Rookie at work
There is a learning curve for an NFL rookie, but there’s a lot to learn and the curve is slight.
Aaron Mellette, former star wide receiver with Southern Lee High School and Elon University, has been with the Baltimore Ravens through rookie minicamp, organized team workouts (OTAs) and the full squad minicamp in his two months since being a seventh-round draft pick.
“You can’t help but be excited. Every day you walk into the (training) facility, you know you have a chance to improve yourself as an athlete and as a man,” said Mellette, who has jersey No. 13 on the Raven roster.
New information comes nonstop for the newest players on the defending Super Bowl champion.
“For rookies, each day is like day one again,” Mellette said. During full minicamp, it picked up. Mellette is confident he’s keeping pace.
On one hand, coaches made each minicamp practice, “two days combined into one as far as information.”
At the same time, “I feel I’m picking up on this pretty rapidly. It’s pretty much what I was expecting it to be. I’d heard how difficult it would be,” said Mellette. “Each practice becomes a little more comfortable.”
Baltimore’s coaches and staff give everyone respect, from rookies on up, but with professionalism, which Mellette knew coming in. It’s still different from football in high school or college.
“Going from high school to college, you see coaches want more things done a certain way,” he said. “And from college to pro, things are taught totally differently and they want everything done a certain way.”
It’s about more than Xs and Os, too.
“Coaches treat everyone equally. There are no favorites,” Mellette said. “They treat us like men. No one’s babied around at all.”
Minicamp came to a close last Thursday, meaning the official end to the offseason until preseason training camp for most of the Ravens. Rookies aren’t done yet though. All Raven rookies are going to the NFL Rookie Symposium in Aurora, Ohio this week.
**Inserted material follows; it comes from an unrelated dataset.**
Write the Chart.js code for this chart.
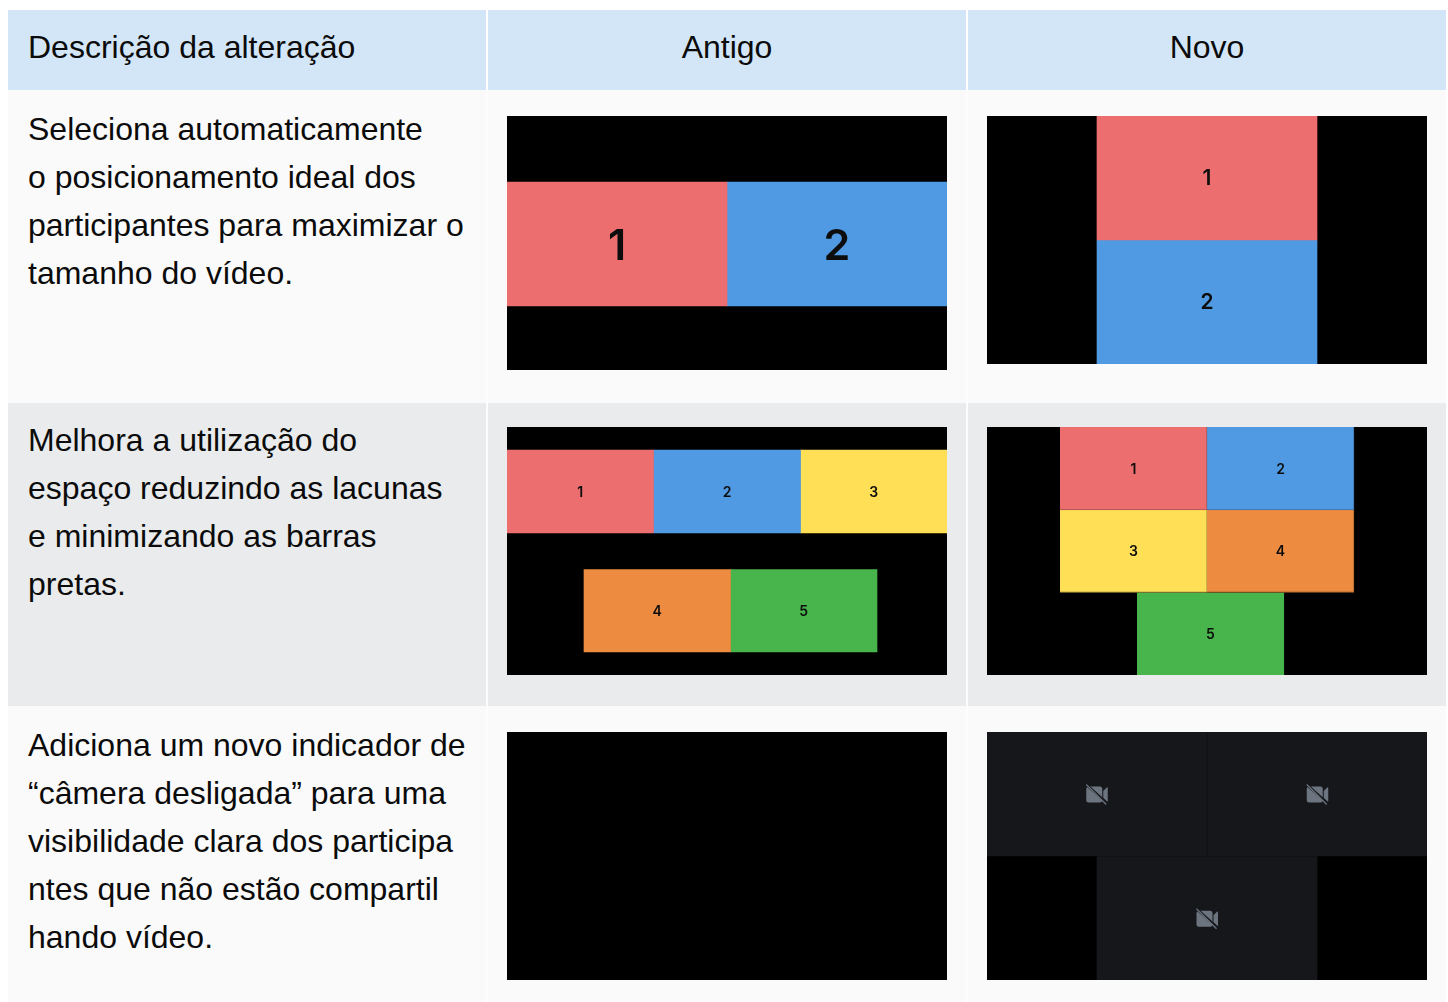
<!DOCTYPE html>
<html lang="pt">
<head>
<meta charset="utf-8">
<title>Descrição da alteração</title>
<script src="https://cdn.jsdelivr.net/npm/chart.js@4"></script>
<style>
html, body { margin: 0; background: #ffffff; }
body { width: 1448px; height: 1002px; position: relative; overflow: hidden; font-family: "Liberation Sans", Arial, sans-serif; color: #0b0b0b; }
.cell { position: absolute; box-sizing: border-box; font-size: 32px; line-height: 48px; white-space: pre; }
.head { background: #d3e6f8; top: 10px; height: 80px; line-height: 74px; }
.center { text-align: center; }
.c1 { left: 8px; width: 478px; padding-left: 20px; }
.c2 { left: 488px; width: 478px; }
.c3 { left: 968px; width: 478px; }
.r1 { top: 90px; height: 313px; background: #fafafa; }
.r2 { top: 403px; height: 303px; background: #e9ebed; }
.r3 { top: 706px; height: 296px; background: #fafafa; }
.sep { position: absolute; width: 2px; top: 90px; height: 912px; background: #fdfdfd; }
canvas { position: absolute; background: #000000; }
</style>
</head>
<body>
<div class="cell head c1">Descrição da alteração</div>
<div class="cell head c2 center">Antigo</div>
<div class="cell head c3 center">Novo</div>

<div class="cell r1 c1" style="padding-top:15px">Seleciona automaticamente
o posicionamento ideal dos
participantes para maximizar o
tamanho do vídeo.</div>
<div class="cell r1 c2"></div>
<div class="cell r1 c3"></div>

<div class="cell r2 c1" style="padding-top:13px">Melhora a utilização do
espaço reduzindo as lacunas
e minimizando as barras
pretas.</div>
<div class="cell r2 c2"></div>
<div class="cell r2 c3"></div>

<div class="cell r3 c1" style="padding-top:15px">Adiciona um novo indicador de
“câmera desligada” para uma
visibilidade clara dos participa
ntes que não estão compartil
hando vídeo.</div>
<div class="cell r3 c2"></div>
<div class="cell r3 c3"></div>

<div class="sep" style="left:486px"></div>
<div class="sep" style="left:966px"></div>

<canvas id="old1" width="440" height="254" style="left:507px;top:116px"></canvas>
<canvas id="new1" width="440" height="248" style="left:987px;top:116px"></canvas>
<canvas id="old2" width="440" height="248" style="left:507px;top:427px"></canvas>
<canvas id="new2" width="440" height="248" style="left:987px;top:427px"></canvas>
<canvas id="old3" width="440" height="248" style="left:507px;top:732px"></canvas>
<canvas id="new3" width="440" height="248" style="left:987px;top:732px"></canvas>

<script>
// tile extents, panel units
const old1Labels = ["1", "2"];
const old1Start = [0, 220];
const old1End = [220, 440];
const old1Top = [66, 66];
const old1Bottom = [190, 190];

const new1Labels = ["1", "2"];
const new1Start = [110, 110];
const new1End = [330, 330];
const new1Top = [0, 124];
const new1Bottom = [124, 248];

const old2Labels = ["1", "2", "3", "4", "5"];
const old2Start = [0, 146.5, 293.5, 77, 223.5];
const old2End = [146.5, 293.5, 440, 223.5, 370];
const old2Top = [23, 23, 23, 142.5, 142.5];
const old2Bottom = [106, 106, 106, 225, 225];

const new2Labels = ["1", "2", "3", "4", "5"];
const new2Start = [73, 220, 73, 220, 150];
const new2End = [220, 367, 220, 367, 297];
const new2Top = [0, 0, 83, 83, 165.5];
const new2Bottom = [83, 83, 165.5, 165.5, 248];

const new3Labels = ["", "", ""];
const new3Start = [0, 220.5, 110];
const new3End = [219.5, 440, 330];
const new3Top = [0, 0, 124.5];
const new3Bottom = [124, 124, 248];

const participantColors = ["#ec6e6e", "#4f9ae2", "#ffdf55", "#ed8b40", "#47b44c"];
const participantEdges = ["#a85252", "#3f6fa3", "#b39c40", "#a8632e", "#47b44c"];
const cameraOffColors = ["#16171b", "#16171b", "#16171b"];

// numbers in the middle of each tile
const tileLabelPlugin = {
    id: "tileLabels",
    afterDatasetsDraw(chart, args, opts) {
        const ctx = chart.ctx;
        chart.data.datasets.forEach((ds, i) => {
            const bar = chart.getDatasetMeta(i).data[0];
            const cx = (bar.x + bar.base) / 2;
            const cy = bar.y;
            if (opts.icons) {
                drawCameraOff(ctx, cx, cy);
            } else {
                ctx.save();
                ctx.font = opts.font;
                ctx.fillStyle = "#0d0d0d";
                ctx.textAlign = "center";
                ctx.textBaseline = "middle";
                ctx.fillText(ds.label, cx, cy + opts.lift);
                ctx.restore();
            }
        });
    }
};

function drawCameraOff(ctx, cx, cy) {
    ctx.save();
    ctx.translate(cx, cy);
    ctx.fillStyle = "#6c757f";
    ctx.beginPath();
    ctx.roundRect(-10.5, -7.5, 16, 16, 2.5);
    ctx.fill();
    ctx.beginPath();
    ctx.moveTo(6.5, -3);
    ctx.lineTo(10, -6.5);
    ctx.quadraticCurveTo(11, -7.5, 11, -5.5);
    ctx.lineTo(11, 6.5);
    ctx.quadraticCurveTo(11, 8.5, 10, 7.5);
    ctx.lineTo(6.5, 4);
    ctx.fill();
    ctx.lineWidth = 2.5;
    ctx.strokeStyle = "#16171b";
    ctx.beginPath();
    ctx.moveTo(-10, -9);
    ctx.lineTo(11, 10);
    ctx.stroke();
    ctx.lineWidth = 1.2;
    ctx.strokeStyle = "#6c757f";
    ctx.beginPath();
    ctx.moveTo(-10.5, -9.5);
    ctx.lineTo(9.5, 10.5);
    ctx.stroke();
    ctx.restore();
}

function createPanel(id, labels, start, end, top, bottom, colors, labelOpts, edges) {
    const canvas = document.getElementById(id);
    const datasets = labels.map((label, i) => ({
        label: label,
        stack: "tiles",
        data: [{ x: [start[i], end[i]], y: (top[i] + bottom[i]) / 2 }],
        backgroundColor: colors[i],
        barThickness: bottom[i] - top[i],
        borderColor: edges ? edges[i] : colors[i],
        borderSkipped: false,
        borderWidth: edges ? { top: 0, left: 0, right: 1, bottom: 1 } : 0
    }));
    new Chart(canvas, {
        type: "bar",
        data: { datasets: datasets },
        plugins: [tileLabelPlugin],
        options: {
            indexAxis: "y",
            responsive: false,
            animation: false,
            events: [],
            layout: { padding: 0 },
            plugins: {
                legend: { display: false },
                tooltip: { enabled: false },
                tileLabels: labelOpts
            },
            scales: {
                // stacked only on the y side, so every tile of a row keeps its own x range
                x: { type: "linear", display: false, min: 0, max: canvas.width, stacked: false, offset: false },
                y: { type: "linear", display: false, min: 0, max: canvas.height, reverse: true, stacked: true, offset: false }
            }
        }
    });
}

createPanel("old1", old1Labels, old1Start, old1End, old1Top, old1Bottom, participantColors, { font: "600 43px Inter", lift: 3 });
createPanel("new1", new1Labels, new1Start, new1End, new1Top, new1Bottom, participantColors, { font: "600 21px Inter", lift: 1 });
createPanel("old2", old2Labels, old2Start, old2End, old2Top, old2Bottom, participantColors, { font: "600 14px Inter", lift: 1 });
createPanel("new2", new2Labels, new2Start, new2End, new2Top, new2Bottom, participantColors, { font: "600 14px Inter", lift: 1 }, participantEdges);
createPanel("old3", [], [], [], [], [], [], { lift: 0 });
createPanel("new3", new3Labels, new3Start, new3End, new3Top, new3Bottom, cameraOffColors, { icons: true });
</script>
</body>
</html>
The symposium, which is over four days, tries guiding rookies, largely through advice from past coaches and players, about making good decisions throughout their pro careers.Especially aside from minicamps, there’s some free time Mellette says. The rookies toured Camden Yards, home of the Baltimore Orioles, and the nearby Sports Legends Museum, Maryland’s hall of fame.
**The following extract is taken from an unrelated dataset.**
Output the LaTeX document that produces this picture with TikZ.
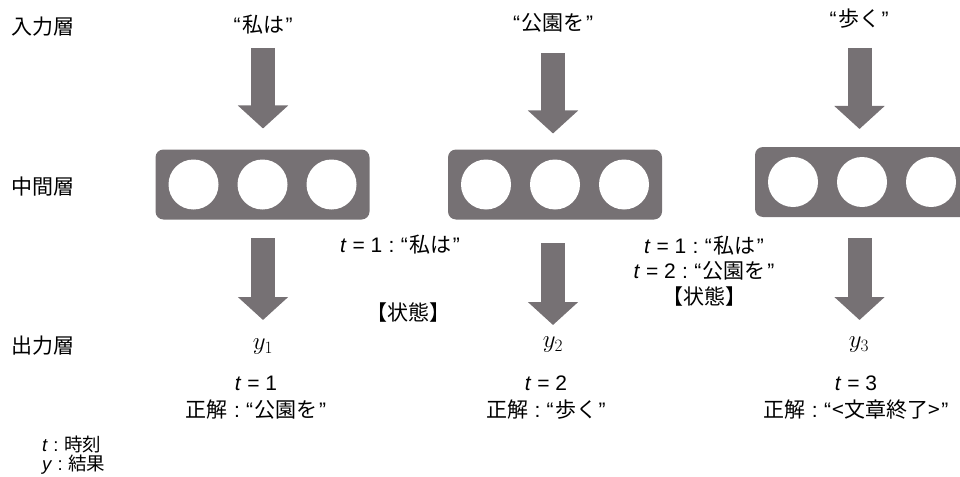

The Ravens training facility, the Under Armour Performance Center, a 200,000-square foot facility on 32 acres with team headquarters, indoor and outdoor fields, strength-training area, a TV studio, meeting rooms and more, is in Baltimore suburb Owings Mills.
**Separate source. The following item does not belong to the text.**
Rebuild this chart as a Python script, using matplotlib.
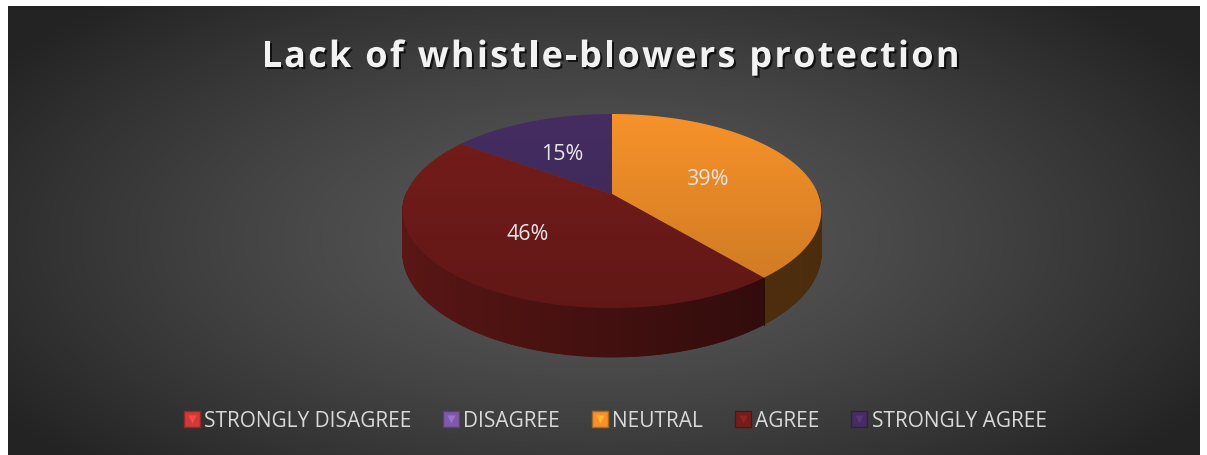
import numpy as np
import matplotlib
matplotlib.use("Agg")
from matplotlib import pyplot as plt
from matplotlib.patches import Polygon
from matplotlib.lines import Line2D
from matplotlib import patheffects as pe
from matplotlib.colors import to_rgb
from matplotlib.font_manager import FontProperties, findfont
from matplotlib.ft2font import FT2Font

categories = ["STRONGLY DISAGREE", "DISAGREE", "NEUTRAL", "AGREE", "STRONGLY AGREE"]
values = [0, 0, 39, 46, 15]
colors = ["#d03a38", "#7e5ba8", "#f7922a", "#761d1b", "#452d62"]
title = "Lack of whistle-blowers protection"

W, H = 1207, 456
fig = plt.figure(figsize=(W / 100, H / 100), dpi=100)
fig.patch.set_facecolor("white")
ax = fig.add_axes([0, 0, 1, 1])
ax.set_xlim(0, W)
ax.set_ylim(H, 0)
ax.axis("off")

# background: radial gradient
bx0, bx1, by0, by1 = 8, 1200, 7, 456
gx, gy = np.meshgrid(np.linspace(bx0, bx1, 400), np.linspace(by0, by1, 160))
r = np.sqrt(((gx - 600) / 720) ** 2 + ((gy - 240) / 330) ** 2)
t = np.clip(r, 0, 1) ** 1.3
c_in, c_out = np.array(to_rgb("#5a5a5a")), np.array(to_rgb("#232323"))
bg = c_in[None, None, :] * (1 - t[..., None]) + c_out[None, None, :] * t[..., None]
ax.imshow(bg, extent=(bx0, bx1, by1, by0), aspect="auto", zorder=0, interpolation="bilinear")

# 3d pie with a bit of perspective (far side smaller)
cx, cy, C, B, k, depth = 612, 195, 206, 94, 0.175, 40.5


def pt(a, down=False, rr=1.0):
    X, Y = rr * np.cos(a), rr * np.sin(a)
    g = 1.0 / (1.0 + k * Y)
    y = cy - B * Y * g + (depth * g if down else 0)
    return cx + C * X * g, y


def shade(c, f):
    return tuple(np.clip(np.array(to_rgb(c)) * f, 0, 1))


total = float(sum(values))
start = np.pi / 2
slices = []
for cat, v, c in zip(categories, values, colors):
    if v == 0:
        continue
    a0 = start
    a1 = start - v / total * 2 * np.pi
    slices.append((cat, v, c, a0, a1))
    start = a1

# side walls (front half only)
for cat, v, c, a0, a1 in slices:
    angs = np.linspace(min(a0, a1), max(a0, a1), 240)
    for k_ in range(len(angs) - 1):
        am = 0.5 * (angs[k_] + angs[k_ + 1])
        if np.sin(am) > 0.02:
            continue
        xa, ya = pt(angs[k_])
        xb, yb = pt(angs[k_ + 1])
        xc, yc = pt(angs[k_ + 1], True)
        xd, yd = pt(angs[k_], True)
        u = (np.cos(am) + 1) / 2
        f = 0.78 - 0.45 * u
        if c == "#f7922a":
            f = 0.37 - 0.07 * u
        ax.add_patch(Polygon([(xa, ya), (xb, yb), (xc, yc), (xd, yd)], closed=True,
                             facecolor=shade(c, f), edgecolor=shade(c, f),
                             linewidth=0.6, zorder=2))

# seam line where slices meet on the side
for cat, v, c, a0, a1 in slices:
    for a in (a0, a1):
        if np.sin(a) < 0 and c == "#f7922a":
            x1, y1 = pt(a)
            x2, y2 = pt(a, True)
            ax.plot([x1, x2], [y1, y2], color="#2a0b06", lw=0.8, zorder=3)

# top faces with vertical gradient
ytop, ybot = pt(np.pi / 2)[1], pt(-np.pi / 2)[1]
for cat, v, c, a0, a1 in slices:
    angs = np.linspace(a0, a1, 240)
    verts = [(cx, cy)] + [pt(a) for a in angs]
    poly = Polygon(verts, closed=True, facecolor="none", edgecolor="none", zorder=4)
    ax.add_patch(poly)
    grad = np.linspace(1.0, 0.82, 100)[:, None, None] * np.array(to_rgb(c))[None, None, :]
    grad = np.repeat(grad, 2, axis=1)
    im = ax.imshow(np.clip(grad, 0, 1), extent=(cx - C * 1.1, cx + C * 1.1, ybot, ytop),
                   aspect="auto", zorder=4, interpolation="bilinear")
    im.set_clip_path(poly)

# data labels
for cat, v, c, a0, a1 in slices:
    am = 0.5 * (a0 + a1)
    lx, ly = pt(am, rr=0.53)
    ax.text(lx - 4, ly + 1, f"{v}%", color="#e6e6e6", fontsize=15.5, ha="center", va="center",
            family="Open Sans", zorder=6)

# title with letter spacing
tprop = FontProperties(family="Open Sans", weight="bold", size=26)
font = FT2Font(findfont(tprop))
font.set_size(26, 100)
spacing = 2.25
advs = [font.load_char(ord(ch)).linearHoriAdvance / 65536.0 for ch in title]
tw = sum(advs) + spacing * (len(title) - 1)
x = 610.5 - tw / 2
shadow = [pe.SimplePatchShadow(offset=(1.5, -1.5), shadow_rgbFace="black", alpha=0.7), pe.Normal()]
for ch, adv in zip(title, advs):
    if ch != " ":
        ax.text(x, 68, ch, color="#f2f2f2", fontproperties=tprop, ha="left", va="baseline",
                zorder=6, path_effects=shadow)
    x += adv + spacing

# legend
handles = []
for c in colors:
    sq = Line2D([], [], marker="s", markersize=11, linestyle="", markerfacecolor=c,
                markeredgecolor=shade(c, 0.7))
    tri = Line2D([], [], marker="v", markersize=5.5, linestyle="", markerfacecolor=shade(c, 1.25),
                 markeredgecolor="none")
    handles.append((sq, tri))
leg = fig.legend(handles, categories, loc="center", bbox_to_anchor=(616 / W, 1 - 422 / H),
                 ncol=5, frameon=False, handlelength=0.6, handletextpad=0.3,
                 columnspacing=1.6, prop={"family": "Open Sans", "size": 15})
for txt in leg.get_texts():
    txt.set_color("#d9d9d9")

fig.savefig("out.png", dpi=100, facecolor=fig.get_facecolor())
“Everything is state-of-the-art, from the equipment, to the training room, to help us stay healthy. It’s a five-star facility,” Mellette said.
The rookies are a team within a team. So is the receiving corps and the offense as a whole, says Mellette. While all on the same team, he knows it’ll change somewhat, shifting more to competitive and making the roster, once training camp starts.
Fifty-three players make an NFL roster and 46 are active on game day.
Baltimore’s preseason training camp gets underway on July 25. The first of four preseason games is Aug. 8 at Tampa Bay.